> Given instruction
Without the pictures, repeat the listing character for character.
╭─ Collected data
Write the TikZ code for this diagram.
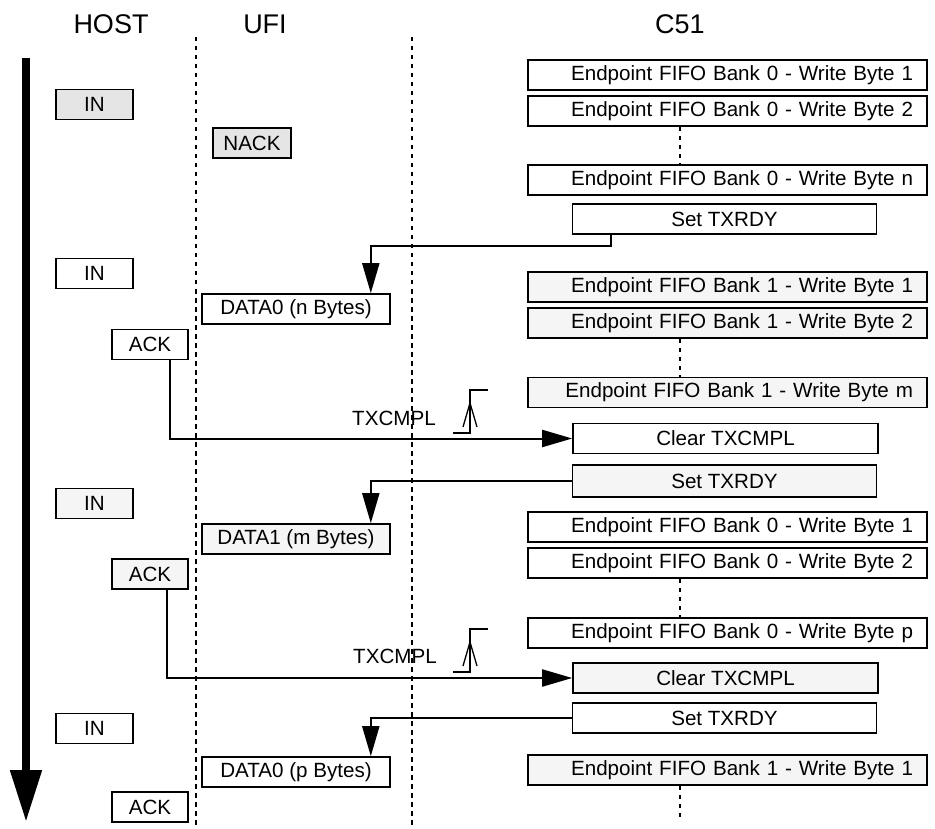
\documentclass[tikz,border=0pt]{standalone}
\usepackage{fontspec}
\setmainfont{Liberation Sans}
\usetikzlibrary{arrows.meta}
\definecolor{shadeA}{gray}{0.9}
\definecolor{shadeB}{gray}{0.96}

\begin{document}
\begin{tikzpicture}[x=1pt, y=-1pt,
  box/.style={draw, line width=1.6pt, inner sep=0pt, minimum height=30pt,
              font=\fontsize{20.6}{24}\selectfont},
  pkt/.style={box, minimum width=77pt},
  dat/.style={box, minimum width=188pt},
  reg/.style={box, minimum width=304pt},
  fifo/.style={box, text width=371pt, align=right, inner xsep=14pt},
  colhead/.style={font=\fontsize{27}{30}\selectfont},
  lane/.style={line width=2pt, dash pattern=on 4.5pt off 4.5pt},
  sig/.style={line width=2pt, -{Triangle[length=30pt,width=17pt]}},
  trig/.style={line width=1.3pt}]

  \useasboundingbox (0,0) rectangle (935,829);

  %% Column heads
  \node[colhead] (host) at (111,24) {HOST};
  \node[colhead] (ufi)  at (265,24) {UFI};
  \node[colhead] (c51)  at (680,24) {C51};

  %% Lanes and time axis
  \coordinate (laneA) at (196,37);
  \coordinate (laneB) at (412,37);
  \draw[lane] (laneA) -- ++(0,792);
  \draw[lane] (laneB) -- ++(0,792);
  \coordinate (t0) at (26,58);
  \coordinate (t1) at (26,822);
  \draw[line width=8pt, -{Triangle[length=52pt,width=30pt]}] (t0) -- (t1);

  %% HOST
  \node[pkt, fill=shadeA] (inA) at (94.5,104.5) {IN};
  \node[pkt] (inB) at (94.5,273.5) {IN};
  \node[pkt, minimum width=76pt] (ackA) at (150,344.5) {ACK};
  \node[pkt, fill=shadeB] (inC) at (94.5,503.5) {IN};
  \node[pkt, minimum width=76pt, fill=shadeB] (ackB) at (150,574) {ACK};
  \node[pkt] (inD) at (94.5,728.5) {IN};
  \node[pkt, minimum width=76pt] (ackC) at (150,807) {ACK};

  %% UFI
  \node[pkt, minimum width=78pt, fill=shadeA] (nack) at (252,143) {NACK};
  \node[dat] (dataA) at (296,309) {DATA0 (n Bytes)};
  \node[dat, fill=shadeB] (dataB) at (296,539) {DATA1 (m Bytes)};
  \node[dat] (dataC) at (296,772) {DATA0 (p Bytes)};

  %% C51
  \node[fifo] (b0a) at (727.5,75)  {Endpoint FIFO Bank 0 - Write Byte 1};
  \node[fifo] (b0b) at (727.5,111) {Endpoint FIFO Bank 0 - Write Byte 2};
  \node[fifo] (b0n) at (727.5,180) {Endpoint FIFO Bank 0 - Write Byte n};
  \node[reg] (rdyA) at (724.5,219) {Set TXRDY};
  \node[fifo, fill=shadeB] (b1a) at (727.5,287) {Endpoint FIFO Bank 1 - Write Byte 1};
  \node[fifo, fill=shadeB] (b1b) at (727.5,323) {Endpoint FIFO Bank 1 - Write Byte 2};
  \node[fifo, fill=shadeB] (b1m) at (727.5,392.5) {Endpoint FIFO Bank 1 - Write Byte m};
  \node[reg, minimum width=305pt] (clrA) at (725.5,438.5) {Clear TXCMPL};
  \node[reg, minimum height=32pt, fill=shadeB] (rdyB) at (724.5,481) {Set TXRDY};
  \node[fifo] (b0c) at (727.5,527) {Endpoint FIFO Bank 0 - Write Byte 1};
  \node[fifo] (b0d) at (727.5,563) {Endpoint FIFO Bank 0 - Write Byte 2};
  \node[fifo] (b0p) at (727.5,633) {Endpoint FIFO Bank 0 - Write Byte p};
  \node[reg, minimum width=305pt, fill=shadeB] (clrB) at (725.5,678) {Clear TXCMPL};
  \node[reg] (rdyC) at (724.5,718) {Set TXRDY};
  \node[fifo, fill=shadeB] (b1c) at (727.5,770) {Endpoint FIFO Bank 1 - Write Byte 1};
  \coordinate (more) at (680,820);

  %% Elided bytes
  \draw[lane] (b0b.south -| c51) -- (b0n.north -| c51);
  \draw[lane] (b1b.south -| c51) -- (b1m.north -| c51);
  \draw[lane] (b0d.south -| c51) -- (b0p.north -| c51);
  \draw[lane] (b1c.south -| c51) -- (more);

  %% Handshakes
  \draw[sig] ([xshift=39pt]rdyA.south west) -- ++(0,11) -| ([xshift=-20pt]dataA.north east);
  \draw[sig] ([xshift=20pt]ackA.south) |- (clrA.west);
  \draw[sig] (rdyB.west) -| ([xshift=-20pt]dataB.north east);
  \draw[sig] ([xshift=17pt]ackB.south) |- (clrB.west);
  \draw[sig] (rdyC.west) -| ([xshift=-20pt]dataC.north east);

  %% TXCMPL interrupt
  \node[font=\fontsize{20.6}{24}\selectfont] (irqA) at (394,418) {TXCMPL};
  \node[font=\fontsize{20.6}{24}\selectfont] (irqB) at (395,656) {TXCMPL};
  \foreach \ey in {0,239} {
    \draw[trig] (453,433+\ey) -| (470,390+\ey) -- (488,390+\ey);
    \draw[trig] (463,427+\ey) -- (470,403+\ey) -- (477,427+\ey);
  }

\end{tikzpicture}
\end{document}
╰─
> Answer to the exercise
Write the TikZ code for this diagram.
\documentclass[tikz,border=0pt]{standalone}
\usepackage{fontspec}
\setmainfont{Liberation Sans}
\usetikzlibrary{arrows.meta}
\definecolor{shadeA}{gray}{0.9}
\definecolor{shadeB}{gray}{0.96}

\begin{document}
\begin{tikzpicture}[x=1pt, y=-1pt,
  box/.style={draw, line width=1.6pt, inner sep=0pt, minimum height=30pt,
              font=\fontsize{20.6}{24}\selectfont},
  pkt/.style={box, minimum width=77pt},
  dat/.style={box, minimum width=188pt},
  reg/.style={box, minimum width=304pt},
  fifo/.style={box, text width=371pt, align=right, inner xsep=14pt},
  colhead/.style={font=\fontsize{27}{30}\selectfont},
  lane/.style={line width=2pt, dash pattern=on 4.5pt off 4.5pt},
  sig/.style={line width=2pt, -{Triangle[length=30pt,width=17pt]}},
  trig/.style={line width=1.3pt}]

  \useasboundingbox (0,0) rectangle (935,829);

  %% Column heads
  \node[colhead] (host) at (111,24) {HOST};
  \node[colhead] (ufi)  at (265,24) {UFI};
  \node[colhead] (c51)  at (680,24) {C51};

  %% Lanes and time axis
  \coordinate (laneA) at (196,37);
  \coordinate (laneB) at (412,37);
  \draw[lane] (laneA) -- ++(0,792);
  \draw[lane] (laneB) -- ++(0,792);
  \coordinate (t0) at (26,58);
  \coordinate (t1) at (26,822);
  \draw[line width=8pt, -{Triangle[length=52pt,width=30pt]}] (t0) -- (t1);

  %% HOST
  \node[pkt, fill=shadeA] (inA) at (94.5,104.5) {IN};
  \node[pkt] (inB) at (94.5,273.5) {IN};
  \node[pkt, minimum width=76pt] (ackA) at (150,344.5) {ACK};
  \node[pkt, fill=shadeB] (inC) at (94.5,503.5) {IN};
  \node[pkt, minimum width=76pt, fill=shadeB] (ackB) at (150,574) {ACK};
  \node[pkt] (inD) at (94.5,728.5) {IN};
  \node[pkt, minimum width=76pt] (ackC) at (150,807) {ACK};

  %% UFI
  \node[pkt, minimum width=78pt, fill=shadeA] (nack) at (252,143) {NACK};
  \node[dat] (dataA) at (296,309) {DATA0 (n Bytes)};
  \node[dat, fill=shadeB] (dataB) at (296,539) {DATA1 (m Bytes)};
  \node[dat] (dataC) at (296,772) {DATA0 (p Bytes)};

  %% C51
  \node[fifo] (b0a) at (727.5,75)  {Endpoint FIFO Bank 0 - Write Byte 1};
  \node[fifo] (b0b) at (727.5,111) {Endpoint FIFO Bank 0 - Write Byte 2};
  \node[fifo] (b0n) at (727.5,180) {Endpoint FIFO Bank 0 - Write Byte n};
  \node[reg] (rdyA) at (724.5,219) {Set TXRDY};
  \node[fifo, fill=shadeB] (b1a) at (727.5,287) {Endpoint FIFO Bank 1 - Write Byte 1};
  \node[fifo, fill=shadeB] (b1b) at (727.5,323) {Endpoint FIFO Bank 1 - Write Byte 2};
  \node[fifo, fill=shadeB] (b1m) at (727.5,392.5) {Endpoint FIFO Bank 1 - Write Byte m};
  \node[reg, minimum width=305pt] (clrA) at (725.5,438.5) {Clear TXCMPL};
  \node[reg, minimum height=32pt, fill=shadeB] (rdyB) at (724.5,481) {Set TXRDY};
  \node[fifo] (b0c) at (727.5,527) {Endpoint FIFO Bank 0 - Write Byte 1};
  \node[fifo] (b0d) at (727.5,563) {Endpoint FIFO Bank 0 - Write Byte 2};
  \node[fifo] (b0p) at (727.5,633) {Endpoint FIFO Bank 0 - Write Byte p};
  \node[reg, minimum width=305pt, fill=shadeB] (clrB) at (725.5,678) {Clear TXCMPL};
  \node[reg] (rdyC) at (724.5,718) {Set TXRDY};
  \node[fifo, fill=shadeB] (b1c) at (727.5,770) {Endpoint FIFO Bank 1 - Write Byte 1};
  \coordinate (more) at (680,820);

  %% Elided bytes
  \draw[lane] (b0b.south -| c51) -- (b0n.north -| c51);
  \draw[lane] (b1b.south -| c51) -- (b1m.north -| c51);
  \draw[lane] (b0d.south -| c51) -- (b0p.north -| c51);
  \draw[lane] (b1c.south -| c51) -- (more);

  %% Handshakes
  \draw[sig] ([xshift=39pt]rdyA.south west) -- ++(0,11) -| ([xshift=-20pt]dataA.north east);
  \draw[sig] ([xshift=20pt]ackA.south) |- (clrA.west);
  \draw[sig] (rdyB.west) -| ([xshift=-20pt]dataB.north east);
  \draw[sig] ([xshift=17pt]ackB.south) |- (clrB.west);
  \draw[sig] (rdyC.west) -| ([xshift=-20pt]dataC.north east);

  %% TXCMPL interrupt
  \node[font=\fontsize{20.6}{24}\selectfont] (irqA) at (394,418) {TXCMPL};
  \node[font=\fontsize{20.6}{24}\selectfont] (irqB) at (395,656) {TXCMPL};
  \foreach \ey in {0,239} {
    \draw[trig] (453,433+\ey) -| (470,390+\ey) -- (488,390+\ey);
    \draw[trig] (463,427+\ey) -- (470,403+\ey) -- (477,427+\ey);
  }

\end{tikzpicture}
\end{document}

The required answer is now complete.